Training

The training in VISSL is composed of following components: Trainer, train task and train step.

Trainer

The main entry point for any training or feature extraction workflows in VISSL is the trainer. It performs the following:

  • The trainer constructs a train_task which prepares all the components of the training (optimizer, loss, meters, model etc) using the settings specified in the yaml config file. Read below for details about train task.

  • Setup the distributed training. VISSL support both GPU and CPU training.

      1. Initialize the torch.distributed.init_process_group if the process group is not already initialized. The init_method, backend are specified in the yaml config file. See the VISSL defaults.yaml file for description on how to set init_method, backend.

      1. We also set the global cuda device index using torch.cuda.set_device or cpu device.

  • Execute the training or feature extraction workflows depending on :code`engine_name` set by users.

Training workflow

The training workflows executes the following steps. We get the training loop to use (the vissl default is standard_train_step but the user can create their own training loop and specify the name TRAINER.TRAIN_STEP_NAME). The training happens:

  1. Execute any hooks at the start of training (mostly resets the variable like iteration num phase_num etc).

  2. For each epoch (train or test), run the hooks at the start of an epoch. Mostly involves setting things like timer, setting dataloader epoch, etc.,

  3. Execute the training loop (1 training iteration) involving forward, loss, backward, optimizer update, metrics collection, etc.

  4. At the end of each epoch, sync meters and execute hooks at the end of the phase. Involves things like checkpointing model, logging timers, logging to tensorboard, etc

Feature extraction workflow

Set engine_name=extract_features in the config file to enable feature extraction.

Extract workflow supports multi-gpu feature extraction. Since we are only extracting features, only the model is built (and initialized from some model weights file if specified by user). The model is set to the eval mode fully. The features are extracted for whatever data splits (train, val, test) etc that the user wants.

Train Task

A task prepares and holds all the components of a training like optimizer, datasets, dataloaders, losses, meters etc. Task also contains the variable like training iteration, epoch number etc. that are updated during the training.

We prepare every single component according to the parameter settings user wants and specified in the yaml config file.

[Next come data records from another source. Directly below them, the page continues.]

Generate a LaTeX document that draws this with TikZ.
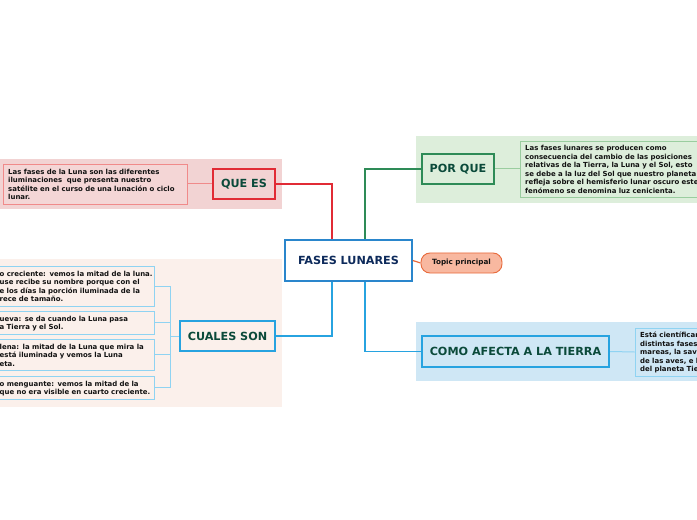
\documentclass[tikz,border=0pt]{standalone}
\usepackage{fontspec}
\setmainfont{DejaVu Sans}
\definecolor{pinkband}{HTML}{F2D3D3}
\definecolor{pinkdet}{HTML}{F4D6D6}
\definecolor{redb}{HTML}{E12B35}
\definecolor{redl}{HTML}{F08A8A}
\definecolor{greenband}{HTML}{DDEEDB}
\definecolor{greenb}{HTML}{2E8B57}
\definecolor{greenl}{HTML}{9ACD9F}
\definecolor{creamband}{HTML}{FBF0EB}
\definecolor{blueband}{HTML}{CFE7F5}
\definecolor{blueb}{HTML}{27A3E0}
\definecolor{bluel}{HTML}{8FD3F2}
\definecolor{mainb}{HTML}{2A86CC}
\definecolor{topicf}{HTML}{F8B8A0}
\definecolor{topicb}{HTML}{E86A3C}
\definecolor{tgreen}{HTML}{0B4A3A}
\definecolor{tnavy}{HTML}{0D2A5B}
\definecolor{tdark}{HTML}{111111}
\tikzset{
  mainnode/.style={draw=mainb, line width=1.6bp, fill=white, minimum width=127bp, minimum height=41bp, inner sep=0pt, text=tnavy, font=\bfseries\fontsize{11.2bp}{13bp}\selectfont},
  subnode/.style={line width=2bp, minimum height=30bp, inner sep=0pt, text=tgreen, font=\bfseries\fontsize{11.2bp}{13bp}\selectfont},
  detbox/.style={line width=0.9bp, inner sep=0pt},
  dettext/.style={anchor=north west, inner sep=0pt, align=left, text=tdark, font=\bfseries\fontsize{6.95bp}{8.45bp}\selectfont},
  conn/.style={line width=1.2bp},
  dconn/.style={line width=1bp}
}
\begin{document}
\begin{tikzpicture}[x=1bp,y=-1bp]
\useasboundingbox (0,0) rectangle (697,520);
\clip (0,0) rectangle (697,520);
\fill[white] (0,0) rectangle (697,520);
% bands
\fill[pinkband] (0,159) rectangle (282,209);
\fill[greenband] (416,136) rectangle (697,203);
\fill[creamband] (0,259) rectangle (282,407);
\fill[blueband] (416,322) rectangle (697,381);

% main node
\node[mainnode] (main) at (348.5,260.5) {FASES LUNARES};
\node[draw=topicb, line width=0.9bp, fill=topicf, rounded corners=9bp, minimum width=81bp, minimum height=20bp, inner sep=0pt, text=tdark, font=\bfseries\fontsize{7.2bp}{8bp}\selectfont] (topic) at (461.5,263) {Topic principal};

% sub nodes
\node[subnode, draw=redb, fill=pinkband, minimum width=62bp] (quees) at (244,184) {QUE ES};
\node[subnode, draw=greenb, fill=greenband, minimum width=72bp] (porque) at (458,169) {POR QUE};
\node[subnode, draw=blueb, fill=creamband, minimum width=95bp] (cuales) at (227.5,336) {CUALES SON};
\node[subnode, draw=blueb, fill=blueband, minimum width=187bp, minimum height=31bp] (como) at (515.5,351.5) {COMO AFECTA A LA TIERRA};

% detail boxes
\node[detbox, draw=redl, fill=pinkdet, minimum width=184bp, minimum height=40bp] (d1) at (95,184) {};
\node[dettext, text width=178bp] (t1) at (8,169) {Las fases de la Luna son las diferentes\\iluminaciones\ \ que presenta nuestro\\satélite en el curso de una lunación o ciclo\\lunar.};

\node[detbox, draw=greenl, fill=greenband, minimum width=200bp, minimum height=56bp] (d2) at (620,169) {};
\node[dettext, text width=190bp] (t2) at (525,145.5) {Las fases lunares se producen como\\consecuencia del cambio de las posiciones\\relativas de la Tierra, la Luna y el Sol, esto\\se debe a la luz del Sol que nuestro planeta\\refleja sobre el hemisferio lunar oscuro este\\fenómeno se denomina luz cenicienta.};

\node[detbox, draw=bluel, fill=blueband, minimum width=100bp, minimum height=48bp] (d7) at (685,352) {};
\node[dettext, text width=80bp] (t7) at (640,332) {Está científicam\\distintas fases\\mareas, la savi\\de las aves, e l\\del planeta Tie};

\node[detbox, draw=bluel, fill=creamband, minimum width=194bp, minimum height=40bp] (d3) at (57,286) {};
\node[dettext, text width=170bp] (t3) at (-0.5,271) {o creciente: vemos la mitad de la luna.\\use recibe su nombre porque con el\\e los días la porción iluminada de la\\rece de tamaño.};

\node[detbox, draw=bluel, fill=creamband, minimum width=194bp, minimum height=23bp] (d4) at (57,322.5) {};
\node[dettext, text width=170bp] (t4) at (-0.5,316) {ueva: se da cuando la Luna pasa\\a Tierra y el Sol.};

\node[detbox, draw=bluel, fill=creamband, minimum width=194bp, minimum height=31bp] (d5) at (57,354.5) {};
\node[dettext, text width=170bp] (t5) at (-0.5,344) {lena: la mitad de la Luna que mira la\\está iluminada y vemos la Luna\\eta.};

\node[detbox, draw=bluel, fill=creamband, minimum width=194bp, minimum height=23bp] (d6) at (57,387.5) {};
\node[dettext, text width=170bp] (t6) at (-0.5,381) {o menguante: vemos la mitad de la\\que no era visible en cuarto creciente.};

% main connectors
\draw[conn, redb] ([xshift=-16.5bp]main.north) |- (quees.east);
\draw[conn, greenb] ([xshift=16.5bp]main.north) |- (porque.west);
\draw[conn, blueb] ([xshift=-16.5bp]main.south) |- (cuales.east);
\draw[conn, blueb] ([xshift=16.5bp]main.south) |- (como.west);
\draw[conn, topicb] (main.east) -- (topic.west);

% detail connectors
\draw[dconn, redl] (quees.west) -- (d1.east);
\draw[dconn, greenl] (porque.east) -- (d2.west);
\draw[dconn, bluel] (como.east) -- (d7.west);
\coordinate (br) at (170,336);
\draw[dconn, bluel] (cuales.west) -- (br);
\draw[dconn, bluel] (d3.east) -| (br);
\draw[dconn, bluel] (d4.east) -| (br);
\draw[dconn, bluel] (d5.east) -| (br);
\draw[dconn, bluel] (d6.east) -| (br);
\end{tikzpicture}
\end{document}
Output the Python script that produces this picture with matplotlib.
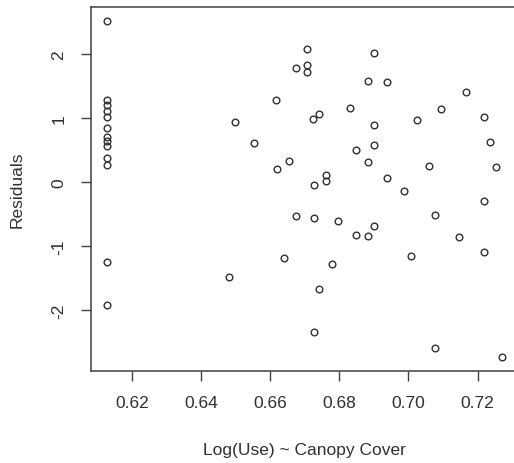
import numpy as np
import matplotlib
matplotlib.use('Agg')
import matplotlib.pyplot as plt

plt.rcParams['font.family'] = ['Liberation Sans', 'DejaVu Sans']

# 잔차 데이터
x_vals = [0.6127] * 13 + [
    0.6480, 0.6497, 0.6552, 0.6618, 0.6619, 0.6639, 0.6656, 0.6674, 0.6674,
    0.6707, 0.6707, 0.6707, 0.6725, 0.6742, 0.6726, 0.6726, 0.6726, 0.6742,
    0.6763, 0.6763, 0.6778, 0.6797, 0.6830, 0.6849, 0.6849, 0.6884, 0.6884,
    0.6884, 0.6901, 0.6901, 0.6901, 0.6901, 0.6937, 0.6937, 0.6988, 0.7008,
    0.7024, 0.7060, 0.7076, 0.7076, 0.7095, 0.7147, 0.7166, 0.7219, 0.7219,
    0.7219, 0.7235, 0.7254, 0.7271]
residuals = [
    2.527, 1.290, 1.211, 1.112, 1.018, 0.841, 0.710, 0.637, 0.569, 0.376,
    0.261, -1.253, -1.932,
    -1.493, 0.945, 0.616, 1.279, 0.209, -1.191, 0.334, 1.791, -0.527,
    2.089, 1.828, 1.723, 0.982, 1.070, -0.052, -0.564, -2.355, -1.671,
    0.104, 0.016, -1.285, -0.616, 1.159, 0.507, -0.830, 1.582, 0.313,
    -0.846, 2.021, 0.898, 0.574, -0.689, 1.567, 0.068, -0.141, -1.159,
    0.966, 0.245, -0.512, -2.601, 1.144, -0.862, 1.405, 1.018, -0.298,
    -1.091, 0.632, 0.230, -2.742]
x_ticks = [0.62, 0.64, 0.66, 0.68, 0.70, 0.72]
y_ticks = [-2, -1, 0, 1, 2]

fig = plt.figure(figsize=(5.14, 4.64), dpi=100)
ax = fig.add_axes([0.1765, 0.199, 0.8313, 0.7832])

ax.plot(x_vals, residuals, 'o', markersize=4.8, markerfacecolor='none',
        markeredgecolor='#303030', markeredgewidth=1.0)

# R 기본 plot처럼 4% 여백
xr = max(x_vals) - min(x_vals)
yr = max(residuals) - min(residuals)
ax.set_xlim(min(x_vals) - 0.04 * xr, max(x_vals) + 0.04 * xr)
ax.set_ylim(min(residuals) - 0.04 * yr, max(residuals) + 0.04 * yr)

ax.set_xticks(x_ticks)
ax.set_xticklabels(['%.2f' % v for v in x_ticks])
ax.set_yticks(y_ticks)
ax.set_yticklabels([str(v) for v in y_ticks], rotation=90, va='center')

ax.tick_params(direction='out', length=7.5, width=1.0, colors='#404040',
               labelsize=12.5, pad=10)
ax.tick_params(axis='x', labelcolor='#303030')
ax.tick_params(axis='y', labelcolor='#303030')
for s in ax.spines.values():
    s.set_color('#404040')
    s.set_linewidth(1.1)

ax.set_xlabel('Log(Use) ~ Canopy Cover', fontsize=12.5, color='#303030', labelpad=23)
ax.set_ylabel('Residuals', fontsize=12.5, color='#303030', labelpad=19)

fig.savefig('out.png', dpi=100)
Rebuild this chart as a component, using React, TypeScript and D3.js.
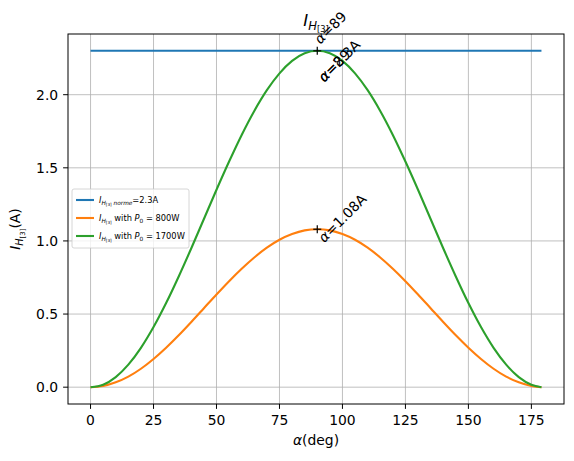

Task also supports 2 additional things:

  • converting the model BatchNorm layers to synchronized batchnorm. Set MODEL.SYNC_BN_CONFIG.CONVERT_BN_TO_SYNC_BN=true

  • setting mixed precision (apex and pytorch both supported). Set MODEL.AMP_PARAMS.USE_AMP=true and select the desired AMP settings.

Train Loop

VISSL implements a default training loop (single iteration step) that is used for self-supervised training of all VISSL reference approaches, for supervised workflows and feature extraction. Users can also implement their own training loop.

The training loop performs: data read, forward, loss computation, backward, optimizer step, parameter updates.

Various intermediate steps are also performed:

  • logging the training loss, training eta, LR, etc to loggers

  • logging to tensorboard,

  • performing any self-supervised method specific operations (like in MoCo approach, the momentum encoder is updated), computing the scores in swav

  • checkpointing model if user wants to checkpoint in the middle of an epoch

To select the training loop:

TRAINER:
  # default training loop. User can define their own loop and use that instead.
 TRAIN_STEP_NAME: "standard_train_step"

Debugging Trainings

To debug your trainings, we would recommend setting the following options:

# Seed controls the RNG in VISSL for more deterministic trainings.
SEED_VALUE: 0
# Debugging utilities
REPRODUCIBILITY:
  CUDDN_DETERMINISTIC: True
DATA:
  # Perform dataloading in the main thread. Allows you to use debugger within dataloading.
  NUM_DATALOADER_WORKERS: 0
  TRAIN:
    # A sampler that cuts the dataset in a deterministic way
    USE_DEBUGGING_SAMPLER: True
  TEST:
    # A sampler that cuts the dataset in a deterministic way
    USE_DEBUGGING_SAMPLER: True

You can then either use import pdb; pdb.set_trace() or our logger: import logging; logging.info("DEBUG_INFO_HERE") to debug.